On peut voir dans le cadre de l’exposition des portraits d’anciennes détenues du camp de concentration pour femmes de Ravensbrück originaires de République tchèque, de Norvège, d’Italie, de Hongrie, de France, d’Espagne, d’Autriche, d’Allemagne, de Russie, de Pologne, d’Ukraine, des Pays-Bas et de Slovénie. Nous citons ainsi les noms actuels de ces pays. Mais, en réalité, ces pays n’ont pas tous existé sous cette forme pendant tout ce long 20ème siècle, ce pourquoi il n’a pas toujours été simple de présenter la nationalité de ces femmes. Citons ici deux exemples : Rosa Kugelmann est née en 1904 à Smarhon près de Vilnius, qui faisait alors partie de la Russie, puis à partir de 1918 de l’Union soviétique, après 1921 de la Pologne, après la fin de la Seconde Guerre mondiale à nouveau de l’Union soviétique et, depuis 1991, de la Biélorussie. Pavla Cedilnik est née en 1925 à Gamelnje près de Ljubljana. A cette époque cette commune appartenait au Royaume de Yougoslavie qui devint après 1945 une république populaire.
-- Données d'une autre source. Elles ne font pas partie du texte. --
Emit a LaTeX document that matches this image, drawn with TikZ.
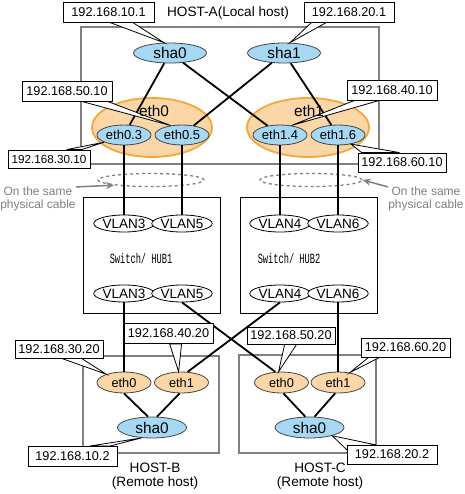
\documentclass[tikz,border=0pt]{standalone}
\usepackage{fontspec}
\usepackage{graphicx}
\setmainfont{Liberation Sans}
\newfontfamily\swfont{Liberation Mono}
\usetikzlibrary{shapes.geometric,calc,arrows.meta}
\definecolor{shablue}{RGB}{166,216,244}
\definecolor{ethorange}{RGB}{251,214,166}
\definecolor{orangeline}{RGB}{244,168,60}
\definecolor{hostgray}{RGB}{128,128,128}
\definecolor{ellgray}{RGB}{70,70,70}
\definecolor{cablegray}{RGB}{128,128,128}
\pgfdeclarelayer{back}
\pgfdeclarelayer{callouts}
\pgfdeclarelayer{front}
\pgfsetlayers{back,main,callouts,front}
\newcommand\ipwedge[4]{\draw[wedge] ($(#1)+(#2,0)$) -- (#4) -- ($(#1)+(#3,0)$) -- cycle;}
\tikzset{
  hostbox/.style={draw=hostgray, line width=1.4pt, inner sep=0},
  swbox/.style={draw=black, line width=0.8pt, inner sep=0},
  orangeell/.style={ellipse, draw=orangeline, fill=ethorange, line width=1.8pt, inner sep=0},
  blueell/.style={ellipse, draw=ellgray, fill=shablue, line width=0.8pt, inner sep=0},
  hostell/.style={ellipse, draw=ellgray, fill=ethorange, line width=0.8pt, inner sep=0, minimum width=54, minimum height=21, font=\fontsize{12.8}{14}\selectfont},
  vlanell/.style={ellipse, draw=black, fill=white, line width=0.8pt, inner sep=0, minimum width=58, minimum height=17, font=\fontsize{13.5}{14}\selectfont},
  shaA/.style={blueell, minimum width=73, minimum height=20, font=\fontsize{15.4}{16}\selectfont},
  vif/.style={blueell, minimum width=54, minimum height=20, font=\fontsize{13}{14}\selectfont},
  shaR/.style={blueell, minimum width=69, minimum height=21, font=\fontsize{15.4}{16}\selectfont},
  ipbox/.style={draw=black, fill=white, line width=0.8pt, inner sep=0, minimum width=90, minimum height=20, font=\fontsize{12.7}{14}\selectfont},
  wedge/.style={draw=black, fill=white, line width=0.8pt, line join=miter},
  conn/.style={draw=black, line width=1.8pt},
  cablering/.style={ellipse, draw=cablegray, dashed, line width=1.3pt, inner sep=0, minimum height=13},
  cabletext/.style={text=cablegray, align=center, inner sep=0, font=\fontsize{12}{12.5}\selectfont},
  cablearrow/.style={draw=cablegray, line width=1.5pt, -{Stealth[length=8pt,width=7pt]}},
  hostlbl/.style={align=center, inner sep=0, font=\fontsize{13.6}{14.5}\selectfont},
  ethlbl/.style={inner sep=0, font=\fontsize{15.4}{16}\selectfont},
  swlbl/.style={inner sep=0, font=\swfont\fontsize{14}{14}\selectfont}
}
\begin{document}
\begin{tikzpicture}[x=1pt,y=-1pt]
\useasboundingbox (0,0) rectangle (464,494);

\begin{pgfonlayer}{back}
\fill[white] (0,0) rectangle (464,494);
\node[hostbox, minimum width=298, minimum height=137] (hostA) at (230,95.5) {};
\node[hostbox, minimum width=136, minimum height=97] (hostB) at (151,404.5) {};
\node[hostbox, minimum width=137, minimum height=98] (hostC) at (307.5,404) {};
\node[swbox, minimum width=137, minimum height=116] (sw1) at (151.5,255) {};
\node[swbox, minimum width=137, minimum height=116] (sw2) at (308.5,255) {};
\node[orangeell, minimum width=120, minimum height=59] (eth0) at (152,127.5) {};
\node[orangeell, minimum width=122, minimum height=59] (eth1) at (308,127.5) {};
\end{pgfonlayer}

% HOST-A
\node[hostlbl] (hostAlbl) at (228,13) {HOST-A(Local host)};
\node[shaA] (sha0A) at (170,53) {sha0};
\node[shaA] (sha1A) at (284,53) {sha1};
\node[vif] (eth03) at (124,135) {eth0.3};
\node[vif] (eth05) at (182,135) {eth0.5};
\node[vif] (eth14) at (280,135) {eth1.4};
\node[vif] (eth16) at (338,135) {eth1.6};

% cables
\node[cablering, minimum width=106] (dashL) at (151,180) {};
\node[cablering, minimum width=102] (dashR) at (311,180) {};
\node[cabletext] (lcable) at (38,199) {On the same\\physical cable};
\node[cabletext] (rcable) at (426,199) {On the same\\physical cable};
\draw[cablearrow] (lcable.north east) -- (dashL.188);
\draw[cablearrow] (rcable.north west) -- (dashR.east);

% switches
\node[vlanell] (vlan3a) at (124,223.5) {VLAN3};
\node[vlanell] (vlan5a) at (182,223.5) {VLAN5};
\node[vlanell] (vlan4a) at (280,223.5) {VLAN4};
\node[vlanell] (vlan6a) at (338,223.5) {VLAN6};
\node[swlbl] (sw1lbl) at (141,258) {\scalebox{0.62}[1]{Switch/ HUB1}};
\node[swlbl] (sw2lbl) at (289,258) {\scalebox{0.62}[1]{Switch/ HUB2}};
\node[vlanell] (vlan3b) at (124,293.5) {VLAN3};
\node[vlanell] (vlan5b) at (182,293.5) {VLAN5};
\node[vlanell] (vlan4b) at (280,293.5) {VLAN4};
\node[vlanell] (vlan6b) at (338,293.5) {VLAN6};

% remote hosts
\node[hostell] (Beth0) at (124,382.5) {eth0};
\node[hostell] (Beth1) at (181.5,382.5) {eth1};
\node[shaR] (Bsha0) at (152,427.5) {sha0};
\node[hostell] (Ceth0) at (281.5,382.5) {eth0};
\node[hostell] (Ceth1) at (338,382.5) {eth1};
\node[shaR] (Csha0) at (309.5,427.5) {sha0};
\node[hostlbl] (hostBlbl) at (155,476) {HOST-B\\(Remote host)};
\node[hostlbl] (hostClbl) at (320,476) {HOST-C\\(Remote host)};

% connectors
\draw[conn] (sha0A) -- (eth03);
\draw[conn] (sha0A) -- (eth14);
\draw[conn] (sha1A) -- (eth05);
\draw[conn] (sha1A) -- (eth16);
\draw[conn] (eth03) -- (vlan3a);
\draw[conn] (eth05) -- (vlan5a);
\draw[conn] (eth14) -- (vlan4a);
\draw[conn] (eth16) -- (vlan6a);
\draw[conn] (vlan3b) -- (Beth0);
\draw[conn] (vlan5b.south) -- (Ceth0.120);
\draw[conn] (vlan4b.south) -- (Beth1.60);
\draw[conn] (vlan6b) -- (Ceth1);
\draw[conn] (Beth0.south) -- (Bsha0.110);
\draw[conn] (Beth1.-100) -- (Bsha0.65);
\draw[conn] (Ceth0.-80) -- (Csha0.111);
\draw[conn] (Ceth1.-105) -- (Csha0.65);

% address boxes and labels on top
\begin{pgfonlayer}{front}
\node[ethlbl] (eth0lbl) at (154,111) {eth0};
\node[ethlbl] (eth1lbl) at (309,111) {eth1};
\node[ipbox, minimum width=91] (ip101) at (108.5,12) {192.168.10.1};
\node[ipbox] (ip201) at (349,12) {192.168.20.1};
\node[ipbox] (ip5010) at (67,91) {192.168.50.10};
\node[ipbox, minimum width=82, minimum height=18, font=\fontsize{11.7}{13}\selectfont] (ip3010) at (49,159) {192.168.30.10};
\node[ipbox] (ip4010) at (392,90) {192.168.40.10};
\node[ipbox, minimum width=88, minimum height=19] (ip6010) at (402,162.5) {192.168.60.10};
\node[ipbox, minimum width=88, minimum height=18] (ip3020) at (59,349) {192.168.30.20};
\node[ipbox, minimum width=89] (ip4020) at (168.5,333.5) {192.168.40.20};
\node[ipbox, minimum width=89] (ip102) at (72.5,456.5) {192.168.10.2};
\node[ipbox, minimum width=88, minimum height=17] (ip5020) at (291,335.5) {192.168.50.20};
\node[ipbox, minimum width=89, minimum height=19] (ip6020) at (405.5,347.5) {192.168.60.20};
\node[ipbox, minimum width=90, minimum height=19] (ip202) at (392,454.5) {192.168.20.2};
\end{pgfonlayer}

\begin{pgfonlayer}{callouts}
\ipwedge{ip101.south west}{47}{70}{sha0A.120}
\ipwedge{ip201.south west}{8}{23}{sha1A.60}
\ipwedge{ip5010.south west}{60}{86}{eth05.140}
\ipwedge{ip3010.north west}{59}{74}{eth03.200}
\ipwedge{ip4010.south west}{8}{33}{eth14.40}
\ipwedge{ip6010.north west}{4}{42}{eth16.-35}
\ipwedge{ip3020.south west}{47}{67}{Beth0.155}
\ipwedge{ip4020.south west}{46}{58}{Beth1.105}
\ipwedge{ip102.north west}{62}{82}{Bsha0.225}
\ipwedge{ip5020.south west}{38}{50}{Ceth0.105}
\ipwedge{ip6020.south west}{8}{19}{Ceth1.40}
\draw[wedge] ($(ip202.north west)+(0,5)$) -- (Csha0.-20) -- ($(ip202.north west)+(28,0)$) -- cycle;
\end{pgfonlayer}
\end{tikzpicture}
\end{document}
Depuis 1991, cet endroit se trouve en Slovénie. Nous avons donc décidé d’afficher à côté des noms des personnes représentées uniquement leur lieu de naissance. Les noms actuels des pays sont joints aux noms des auteurs des textes regroupés ici.
L’exposition sera inaugurée le dimanche 19 avril 2020 dans le lieu de mémoire de Ravensbrück à l’occasion du 75ème anniversaire de la libération de ce camp de concentration pour femmes. Elle est conçue en tant qu’exposition itinérante et sera présentée à partir de l’automne 2020 dans diverses capitales européennes. Cette exposition servira de forum pour divers formats éducatifs et de discussion concernant les thèmes de la persécution nationale-socialiste et de l’Europe.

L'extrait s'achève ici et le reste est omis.